G7 : Un défi pour Trudeau
Par une séquence d’événements dont la cooccurrence ne tient pas tant du hasard que ça, le Canada s’apprête à accueillir le Sommet du G7, alors même qu’il se trouve au centre d’un jeu mondial portant sur la liberté des grandes nations de commercer entre elles.
On ne se serait pas attendu à ça. Après la guerre froide et l’effondrement du bloc de l’Est, on croyait se diriger vers une fin de l’histoire où les pays cheminant ensemble vers la prospérité ne pourraient faire autrement que d’évoluer dans la démocratie et la paix.
On a déchanté depuis. On s’est aperçu que les peuples qui ne profitaient pas de cet enrichissement en nourrissaient du ressentiment et pouvaient fréquenter des idéologies obscurantistes. Les gauches ont protesté contre cette vision néolibérale du monde où le politique cède le pas à l’économique.
N’en déplaise aux manifestants, toutefois, ce n’est pas eux qui ont porté le plus dur coup au navire apparemment insubmersible du nouvel ordre mondial. La brèche s’est ouverte à tribord.
L’AMÉRIQUE D’ABORD
Dans les régions industrielles dévitalisées, ce sont d’anciens syndiqués, ceux qui ne sont plus pensionnés, qui, en protestant contre une mondialisation qui a fait fermer leurs usines et souffrir leurs communautés, ont porté au pouvoir des politiciens populistes. Ceux-ci leur ont promis de cesser de chanter les louanges du multilatéralisme économique et de penser d’abord à eux, ces électeurs de la Pennsylvanie ou du Michigan.
Tant pis pour les travailleurs du Saguenay ou de la Côte-Nord. Ils ne votent pas aux États-Unis.
C’est dans ce contexte que se réunissent les leaders des pays qui ne sont plus les plus industrialisés. On n’invite toujours pas la Chine, le Brésil ou l’Inde à ces rencontres. On a mis la Russie dehors.
Au fond, le G7 ne prétend pas être autre chose que ce qu’on lui reproche d’être : un club sélect où les chefs de sept grandes démocraties libérales se retrouvent dans une atmosphère plus ou moins formelle et un décor bucolique pour discuter du sort du monde.
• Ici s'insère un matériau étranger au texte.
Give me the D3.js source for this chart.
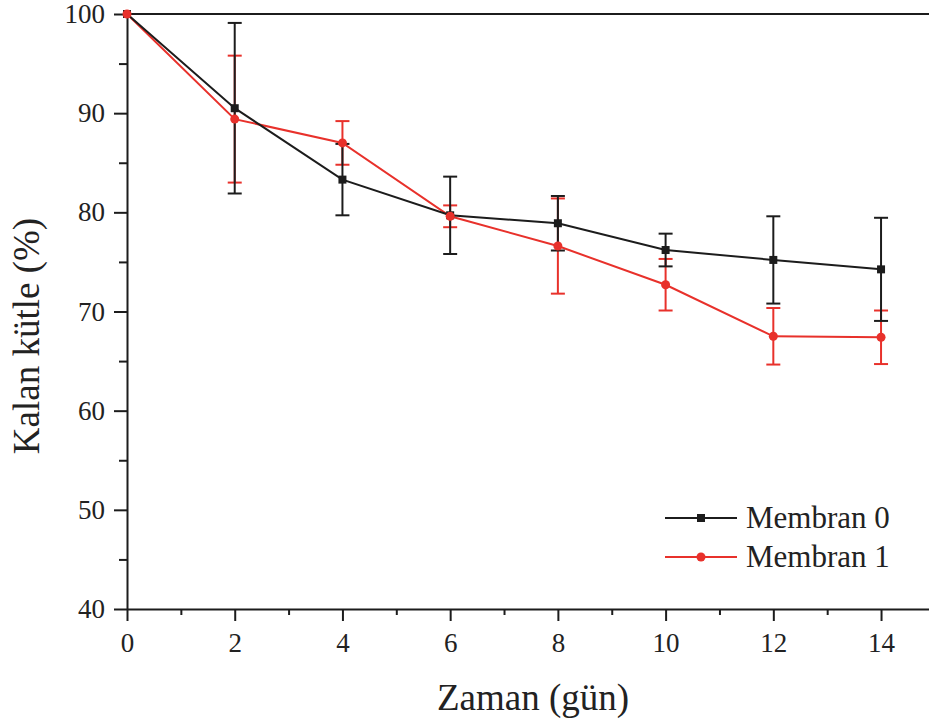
<!DOCTYPE html>
<html>
<head>
<meta charset="utf-8">
<script src="https://cdn.jsdelivr.net/npm/d3@7"></script>
<style>
  html, body { margin: 0; padding: 0; background: #fff; }
  svg { display: block; }
  text { font-family: "Liberation Serif", "Times New Roman", serif; fill: #222; }
</style>
</head>
<body>
<svg id="chart" width="929" height="725"></svg>
<script>
// ---- data ----
const days = [0, 2, 4, 6, 8, 10, 12, 14];
const membran0 = [100, 90.5, 83.3, 79.7, 78.9, 76.2, 75.2, 74.25];
const membran0Err = [0, 8.6, 3.6, 3.9, 2.75, 1.65, 4.4, 5.2];
const membran1 = [100, 89.4, 87.0, 79.6, 76.6, 72.7, 67.5, 67.4];
const membran1Err = [0, 6.4, 2.2, 1.1, 4.8, 2.6, 2.85, 2.7];
const seriesNames = ["Membran 0", "Membran 1"];
const xTicks = [0, 2, 4, 6, 8, 10, 12, 14];
const xMinorTicks = [1, 3, 5, 7, 9, 11, 13];
const yTicks = [40, 50, 60, 70, 80, 90, 100];
const yMinorTicks = [45, 55, 65, 75, 85, 95];
const xLabel = "Zaman (gün)";
const yLabel = "Kalan kütle (%)";

(function () {
// ---- layout ----
const svg = d3.select("#chart");
const mLeft = 127, mTop = 14, mBottom = 609;
const x = d3.scaleLinear().domain([0, 15]).range([mLeft, mLeft + 15 * 53.86]);
const y = d3.scaleLinear().domain([40, 100]).range([mBottom, mTop]);
const black = "#1c1c1c", red = "#e8312b";
const serif = '"Liberation Serif", "Times New Roman", serif';

// top border
svg.append("line").attr("x1", mLeft).attr("x2", 929).attr("y1", mTop).attr("y2", mTop)
  .attr("stroke", black).attr("stroke-width", 2);

// x axis
const gx = svg.append("g").attr("transform", `translate(0,${mBottom})`);
gx.call(d3.axisBottom(x).tickValues(xTicks).tickFormat(d3.format("d")).tickSizeInner(12).tickSizeOuter(0).tickPadding(12));
gx.append("g").call(d3.axisBottom(x).tickValues(xMinorTicks).tickFormat("").tickSizeInner(6).tickSizeOuter(0))
  .select(".domain").remove();
gx.selectAll("line").attr("stroke", black).attr("stroke-width", 2);
gx.select(".domain").attr("stroke", black).attr("stroke-width", 2);
gx.selectAll("text").attr("font-size", 27).attr("fill", "#222").style("font-family", serif);

// y axis
const gy = svg.append("g").attr("transform", `translate(${mLeft},0)`);
gy.call(d3.axisLeft(y).tickValues(yTicks).tickFormat(d3.format("d")).tickSizeInner(13).tickSizeOuter(0).tickPadding(9));
gy.append("g").call(d3.axisLeft(y).tickValues(yMinorTicks).tickFormat("").tickSizeInner(8).tickSizeOuter(0))
  .select(".domain").remove();
gy.selectAll("line").attr("stroke", black).attr("stroke-width", 2);
gy.select(".domain").attr("stroke", black).attr("stroke-width", 2);
gy.selectAll("text").attr("font-size", 27).attr("fill", "#222").style("font-family", serif);

// axis titles
svg.append("text").attr("x", 533).attr("y", 710).attr("text-anchor", "middle")
  .attr("font-size", 37).text(xLabel);
svg.append("text").attr("transform", "translate(39,336) rotate(-90)").attr("text-anchor", "middle")
  .attr("font-size", 37).text(yLabel);

// series
const series = [
  { name: seriesNames[1], vals: membran1, err: membran1Err, color: red, marker: "circle" },
  { name: seriesNames[0], vals: membran0, err: membran0Err, color: black, marker: "square" }
];
const line = d3.line().x((d, i) => x(days[i])).y(d => y(d));
const plot = svg.append("g");
series.forEach(s => {
  plot.append("path").datum(s.vals).attr("d", line)
    .attr("fill", "none").attr("stroke", s.color).attr("stroke-width", 2);
});
series.forEach(s => {
  const g = plot.append("g");
  days.forEach((d, i) => {
    if (s.err[i] <= 0) return;
    const cx = x(d), y1 = y(s.vals[i] + s.err[i]), y2 = y(s.vals[i] - s.err[i]);
    g.append("line").attr("x1", cx).attr("x2", cx).attr("y1", y1).attr("y2", y2)
      .attr("stroke", s.color).attr("stroke-width", 2);
    [y1, y2].forEach(yy => g.append("line").attr("x1", cx - 7).attr("x2", cx + 7)
      .attr("y1", yy).attr("y2", yy).attr("stroke", s.color).attr("stroke-width", 2));
  });
});
function drawMarker(g, type, cx, cy, color) {
  if (type === "square") {
    g.append("rect").attr("x", cx - 4).attr("y", cy - 4).attr("width", 8).attr("height", 8).attr("fill", color);
  } else {
    g.append("circle").attr("cx", cx).attr("cy", cy).attr("r", 4.5).attr("fill", color);
  }
}
[series[1], series[0]].forEach(s => {
  const g = plot.append("g");
  days.forEach((d, i) => drawMarker(g, s.marker, x(d), y(s.vals[i]), s.color));
});

// legend
const legend = svg.append("g");
[{ s: series[1], yy: 518 }, { s: series[0], yy: 557 }].forEach(({ s, yy }) => {
  legend.append("line").attr("x1", 665).attr("x2", 737).attr("y1", yy).attr("y2", yy)
    .attr("stroke", s.color).attr("stroke-width", 2);
  drawMarker(legend, s.marker, 701, yy, s.color);
  legend.append("text").attr("x", 746).attr("y", yy + 10).attr("font-size", 31).text(s.name);
});
})();
</script>
</body>
</html>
Ce qui ne veut pas dire que ce n’est pas utile et important.
Traditionnellement, on y a défendu l’action multilatérale en politique internationale, surtout lorsqu’il s’agit de policer les délinquants du concert des nations. On y a renforcé la coopération économique. Puis on a mis à l’ordre du jour des enjeux auxquels l’humanité doit faire face en bloc, comme les changements climatiques.
AIR AMICAL
Mais que fait-on lorsque le membre le plus musclé du groupe, jadis le plus gai des convives, ne veut plus jouer au multilatéralisme ? Comment agir ensemble quand il faut convaincre les autres de l’isoler, pour gagner ?
C’est le défi auquel fait face Justin Trudeau, l’hôte de cette rencontre. Accessoirement, il y est également notre représentant. Et, jusqu’ici, il ne nous a pas impressionnés en matière de diplomatie.
Depuis quelques semaines, il a pris du coffre, notamment en réponse à l’imposition de tarifs douaniers par les États-Unis. Devenu porte-parole des nations s’estimant lésées, il tentera de les convaincre de s’entendre sur une déclaration commune.
On ne saurait attendre de Justin Trudeau qu’il ramène dans le rang Donald Trump, le délinquant multirécidiviste. Cela dit, s’il réussit à maintenir l’unité parmi ses cinq autres invités, il aura déjà fait beaucoup.
Bref, si on peinait jusqu’ici à trouver d’autres vertus à l’action internationale de notre premier ministre que son air amical, c’est peut-être en fin de semaine que ça pourra enfin devenir utile.